The peak algebra of the symmetric group revisited

TL;DR

This paper revisits the peak algebra of the symmetric group, providing new combinatorial and algebraic characterizations, and explores its structure as a Hopf sub-algebra, including radical, modules, and primitive Lie algebra properties.

Contribution

It offers a self-contained analysis of the peak algebra, establishing new characterizations and structural properties, and connecting it to Lie theory and Hopf algebra frameworks.

Findings

Characterization of P_n via combinatorics and algebra

Description of the Jacobson radical and modules of P_n

Proof that the primitive Lie algebra of P is free

Abstract

The linear span P_n of the sums of all permutations in the symmetric group S_n with a given set of peaks is a sub-algebra of the symmetric group algebra, due to Nyman.
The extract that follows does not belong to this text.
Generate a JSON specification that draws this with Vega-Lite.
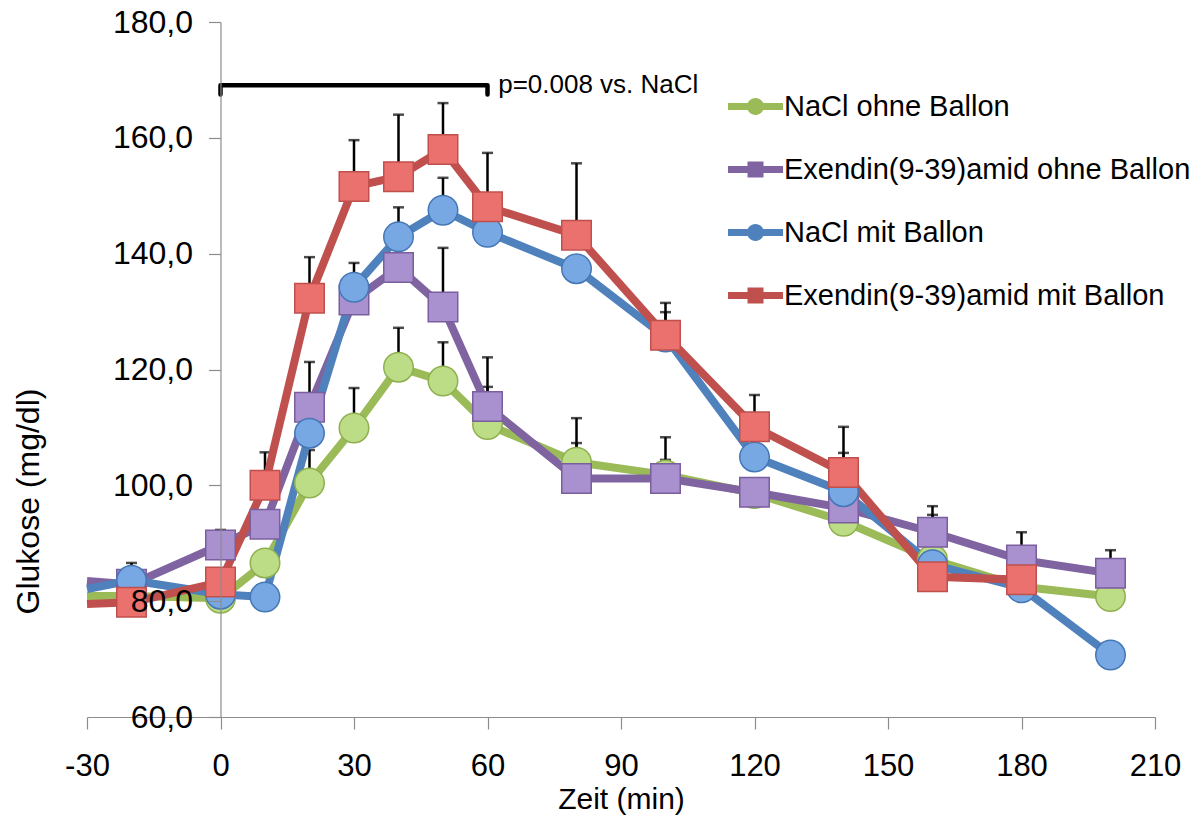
{
  "$schema": "https://vega.github.io/schema/vega-lite/v6.json",
  "width": 1068,
  "height": 695,
  "autosize": "none",
  "padding": {"left": 87, "top": 22, "right": 49, "bottom": 99},
  "background": "white",
  "config": {
    "view": {"stroke": null},
    "font": "Liberation Sans",
    "axis": {"labelFont": "Liberation Sans", "titleFont": "Liberation Sans", "labelColor": "black", "titleColor": "black", "titleFontWeight": "normal", "grid": false, "domainColor": "#8c8c8c", "tickColor": "#8c8c8c", "domainWidth": 1.2, "tickWidth": 1.2},
    "legend": {"labelFont": "Liberation Sans", "labelColor": "black"}
  },
  "datasets": {
    "glc": [
      {"t": -30, "s": "NaCl ohne Ballon", "g": 80.9},
      {"t": -20, "s": "NaCl ohne Ballon", "g": 80.9},
      {"t": 0, "s": "NaCl ohne Ballon", "g": 80.5},
      {"t": 10, "s": "NaCl ohne Ballon", "g": 86.6},
      {"t": 20, "s": "NaCl ohne Ballon", "g": 100.4, "top": 106.1},
      {"t": 30, "s": "NaCl ohne Ballon", "g": 109.9, "top": 116.8},
      {"t": 40, "s": "NaCl ohne Ballon", "g": 120.4, "top": 127.2},
      {"t": 50, "s": "NaCl ohne Ballon", "g": 118.0, "top": 124.7},
      {"t": 60, "s": "NaCl ohne Ballon", "g": 110.5, "top": 117.0},
      {"t": 80, "s": "NaCl ohne Ballon", "g": 104.0, "top": 111.6},
      {"t": 100, "s": "NaCl ohne Ballon", "g": 101.8, "top": 104.4},
      {"t": 120, "s": "NaCl ohne Ballon", "g": 98.6},
      {"t": 140, "s": "NaCl ohne Ballon", "g": 93.8},
      {"t": 160, "s": "NaCl ohne Ballon", "g": 87.2, "top": 94.9},
      {"t": 180, "s": "NaCl ohne Ballon", "g": 82.5},
      {"t": 200, "s": "NaCl ohne Ballon", "g": 80.8},
      {"t": -30, "s": "Exendin(9-39)amid ohne Ballon", "g": 83.5},
      {"t": -20, "s": "Exendin(9-39)amid ohne Ballon", "g": 82.9},
      {"t": 0, "s": "Exendin(9-39)amid ohne Ballon", "g": 89.7, "top": 92.3},
      {"t": 10, "s": "Exendin(9-39)amid ohne Ballon", "g": 93.3},
      {"t": 20, "s": "Exendin(9-39)amid ohne Ballon", "g": 113.5, "top": 121.3},
      {"t": 30, "s": "Exendin(9-39)amid ohne Ballon", "g": 132.0},
      {"t": 40, "s": "Exendin(9-39)amid ohne Ballon", "g": 137.6},
      {"t": 50, "s": "Exendin(9-39)amid ohne Ballon", "g": 130.8, "top": 141.0},
      {"t": 60, "s": "Exendin(9-39)amid ohne Ballon", "g": 113.6, "top": 122.1},
      {"t": 80, "s": "Exendin(9-39)amid ohne Ballon", "g": 101.2, "top": 107.3},
      {"t": 100, "s": "Exendin(9-39)amid ohne Ballon", "g": 101.2, "top": 108.3},
      {"t": 120, "s": "Exendin(9-39)amid ohne Ballon", "g": 98.8},
      {"t": 140, "s": "Exendin(9-39)amid ohne Ballon", "g": 96.1},
      {"t": 160, "s": "Exendin(9-39)amid ohne Ballon", "g": 91.9, "top": 96.4},
      {"t": 180, "s": "Exendin(9-39)amid ohne Ballon", "g": 87.1, "top": 91.9},
      {"t": 200, "s": "Exendin(9-39)amid ohne Ballon", "g": 84.8, "top": 88.8},
      {"t": -30, "s": "NaCl mit Ballon", "g": 82.1},
      {"t": -20, "s": "NaCl mit Ballon", "g": 83.6, "top": 86.6},
      {"t": 0, "s": "NaCl mit Ballon", "g": 81.2},
      {"t": 10, "s": "NaCl mit Ballon", "g": 80.7},
      {"t": 20, "s": "NaCl mit Ballon", "g": 109.0},
      {"t": 30, "s": "NaCl mit Ballon", "g": 134.2, "top": 138.4},
      {"t": 40, "s": "NaCl mit Ballon", "g": 142.9, "top": 148.0},
      {"t": 50, "s": "NaCl mit Ballon", "g": 147.5, "top": 153.1},
      {"t": 60, "s": "NaCl mit Ballon", "g": 143.7},
      {"t": 80, "s": "NaCl mit Ballon", "g": 137.4},
      {"t": 100, "s": "NaCl mit Ballon", "g": 125.6, "top": 129.9},
      {"t": 120, "s": "NaCl mit Ballon", "g": 104.9},
      {"t": 140, "s": "NaCl mit Ballon", "g": 98.9, "top": 105.6},
      {"t": 160, "s": "NaCl mit Ballon", "g": 86.3},
      {"t": 180, "s": "NaCl mit Ballon", "g": 82.3},
      {"t": 200, "s": "NaCl mit Ballon", "g": 70.7},
      {"t": -30, "s": "Exendin(9-39)amid mit Ballon", "g": 79.5},
      {"t": -20, "s": "Exendin(9-39)amid mit Ballon", "g": 79.8},
      {"t": 0, "s": "Exendin(9-39)amid mit Ballon", "g": 83.3},
      {"t": 10, "s": "Exendin(9-39)amid mit Ballon", "g": 100.0, "top": 105.7},
      {"t": 20, "s": "Exendin(9-39)amid mit Ballon", "g": 132.3, "top": 139.4},
      {"t": 30, "s": "Exendin(9-39)amid mit Ballon", "g": 151.6, "top": 159.6},
      {"t": 40, "s": "Exendin(9-39)amid mit Ballon", "g": 153.3, "top": 164.0},
      {"t": 50, "s": "Exendin(9-39)amid mit Ballon", "g": 158.0, "top": 166.0},
      {"t": 60, "s": "Exendin(9-39)amid mit Ballon", "g": 148.1, "top": 157.4},
      {"t": 80, "s": "Exendin(9-39)amid mit Ballon", "g": 143.2, "top": 155.6},
      {"t": 100, "s": "Exendin(9-39)amid mit Ballon", "g": 125.9, "top": 131.5},
      {"t": 120, "s": "Exendin(9-39)amid mit Ballon", "g": 110.1, "top": 115.6},
      {"t": 140, "s": "Exendin(9-39)amid mit Ballon", "g": 102.2, "top": 110.1},
      {"t": 160, "s": "Exendin(9-39)amid mit Ballon", "g": 84.2},
      {"t": 180, "s": "Exendin(9-39)amid mit Ballon", "g": 83.7}
    ],
    "bracket": [
      {"t": 0, "v": 167.5, "k": 1},
      {"t": 0, "v": 169.1, "k": 2},
      {"t": 60, "v": 169.1, "k": 3},
      {"t": 60, "v": 167.5, "k": 4}
    ],
    "note": [
      {"t": 62.4, "v": 169.2, "label": "p=0.008 vs. NaCl"}
    ]
  },
  "encoding": {
    "x": {"field": "t", "type": "quantitative", "scale": {"domain": [-30, 210], "nice": false, "zero": false},
      "axis": {"values": [-30, 0, 30, 60, 90, 120, 150, 180, 210], "labelExpr": "'' + datum.value", "labelFontSize": 31, "tickSize": 12, "labelPadding": 22, "labelFlush": false, "labelOverlap": false, "title": "Zeit (min)", "titleFontSize": 30, "titlePadding": 3}},
    "y": {"field": "g", "type": "quantitative", "scale": {"domain": [60, 180], "nice": false, "zero": false},
      "axis": {"values": [60, 80, 100, 120, 140, 160, 180], "offset": -133.5, "zindex": 1, "labelFontSize": 32, "tickSize": 12, "labelPadding": 16, "labelExpr": "replace(format(datum.value, '.1f'), '.', ',')", "title": "Glukose (mg/dl)", "titleFontSize": 32, "titleX": -192, "titleY": 479, "titleAngle": -90, "titleBaseline": "middle", "titleAlign": "center"}}
  },
  "layer": [
    {
      "data": {"name": "glc"},
      "transform": [{"filter": "datum.t > 1000"}],
      "mark": {"type": "point", "filled": true, "opacity": 1},
      "encoding": {
        "color": {"field": "s", "type": "nominal",
          "scale": {"domain": ["NaCl ohne Ballon", "Exendin(9-39)amid ohne Ballon", "NaCl mit Ballon", "Exendin(9-39)amid mit Ballon"], "range": ["#9BBB59", "#8064A2", "#4F81BD", "#C0504D"]},
          "legend": {"title": null, "orient": "none", "legendX": 654, "legendY": 70, "direction": "vertical", "symbolSize": 400, "symbolStrokeWidth": 0, "labelFontSize": 29, "labelOffset": 14, "rowPadding": 33, "labelLimit": 600, "padding": 0}},
        "shape": {"field": "s", "type": "nominal",
          "scale": {"domain": ["NaCl ohne Ballon", "Exendin(9-39)amid ohne Ballon", "NaCl mit Ballon", "Exendin(9-39)amid mit Ballon"],
            "range": ["M-2.75,-0.35H2.75V0.35H-2.75Z M0.85,0A0.85,0.85,0,1,1,-0.85,0A0.85,0.85,0,1,1,0.85,0Z", "M-2.75,-0.35H2.75V0.35H-2.75Z M-0.8,-0.8H0.8V0.8H-0.8Z", "M-2.75,-0.35H2.75V0.35H-2.75Z M0.85,0A0.85,0.85,0,1,1,-0.85,0A0.85,0.85,0,1,1,0.85,0Z", "M-2.75,-0.35H2.75V0.35H-2.75Z M-0.8,-0.8H0.8V0.8H-0.8Z"]}}
      }
    },
    {
      "data": {"name": "glc"},
      "transform": [{"filter": "isValid(datum.top)"}],
      "mark": {"type": "rule", "color": "black", "strokeWidth": 2.5},
      "encoding": {"y2": {"field": "top"}}
    },
    {
      "data": {"name": "glc"},
      "transform": [{"filter": "isValid(datum.top)"}],
      "mark": {"type": "tick", "orient": "horizontal", "size": 11, "thickness": 2.5, "color": "black"},
      "encoding": {"y": {"field": "top", "type": "quantitative"}}
    },
    {
      "data": {"name": "glc"},
      "mark": {"type": "line", "strokeWidth": 8, "strokeJoin": "round", "strokeCap": "butt"},
      "encoding": {
        "stroke": {"field": "s", "type": "nominal",
          "scale": {"domain": ["NaCl ohne Ballon", "Exendin(9-39)amid ohne Ballon", "NaCl mit Ballon", "Exendin(9-39)amid mit Ballon"], "range": ["#9BBB59", "#8064A2", "#4F81BD", "#C0504D"]},
          "legend": null},
        "detail": {"field": "s"}
      }
    },
    {
      "data": {"name": "glc"},
      "transform": [{"filter": "datum.t >= -20 && datum.s === 'NaCl ohne Ballon'"}],
      "mark": {"type": "point", "shape": "circle", "filled": true, "size": 870, "strokeWidth": 1.5, "opacity": 1, "fill": "#bddc86", "stroke": "#8fb04f"}
    },
    {
      "data": {"name": "glc"},
      "transform": [{"filter": "datum.t >= -20 && datum.s === 'Exendin(9-39)amid ohne Ballon'"}],
      "mark": {"type": "point", "shape": "square", "filled": true, "size": 870, "strokeWidth": 1.5, "opacity": 1, "fill": "#a990cf", "stroke": "#7a5e9e"}
    },
    {
      "data": {"name": "glc"},
      "transform": [{"filter": "datum.t >= -20 && datum.s === 'NaCl mit Ballon'"}],
      "mark": {"type": "point", "shape": "circle", "filled": true, "size": 870, "strokeWidth": 1.5, "opacity": 1, "fill": "#78a8e4", "stroke": "#4477b5"}
    },
    {
      "data": {"name": "glc"},
      "transform": [{"filter": "datum.t >= -20 && datum.s === 'Exendin(9-39)amid mit Ballon'"}],
      "mark": {"type": "point", "shape": "square", "filled": true, "size": 870, "strokeWidth": 1.5, "opacity": 1, "fill": "#ea716d", "stroke": "#c0504d"}
    },
    {
      "data": {"name": "bracket"},
      "mark": {"type": "line", "color": "black", "strokeWidth": 4.5, "strokeJoin": "round", "strokeCap": "round"},
      "encoding": {"y": {"field": "v", "type": "quantitative"}, "order": {"field": "k"}}
    },
    {
      "data": {"name": "note"},
      "mark": {"type": "text", "align": "left", "baseline": "middle", "fontSize": 26, "color": "black", "font": "Liberation Sans"},
      "encoding": {"y": {"field": "v", "type": "quantitative"}, "text": {"field": "label"}}
    }
  ]
}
This peak algebra is a left ideal of the descent algebra D_n; and the direct sum P of all P_n is a Hopf sub-algebra of the direct sum D of all D_n, dual to the Stembridge algebra of peak functions. In our self-contained approach, peak counterparts of several results on the descent algebra are established, including a simple combinatorial characterization of the algebra P_n; an algebraic characterization of P_n based on the action on the Poincar'e-Birkhoff-Witt basis of the free associative algebra; the display of peak variants of the classical Lie idempotents; an Eulerian-type sub-algebra of P_n; a description of the Jacobson radical of P_n and its nil-potency index, of the principal indecomposable and irreducible P_n-modules, and of the Cartan matrix of P_n. Furthermore, it is shown that the primitive Lie algebra of P is free, and that P is its enveloping algebra.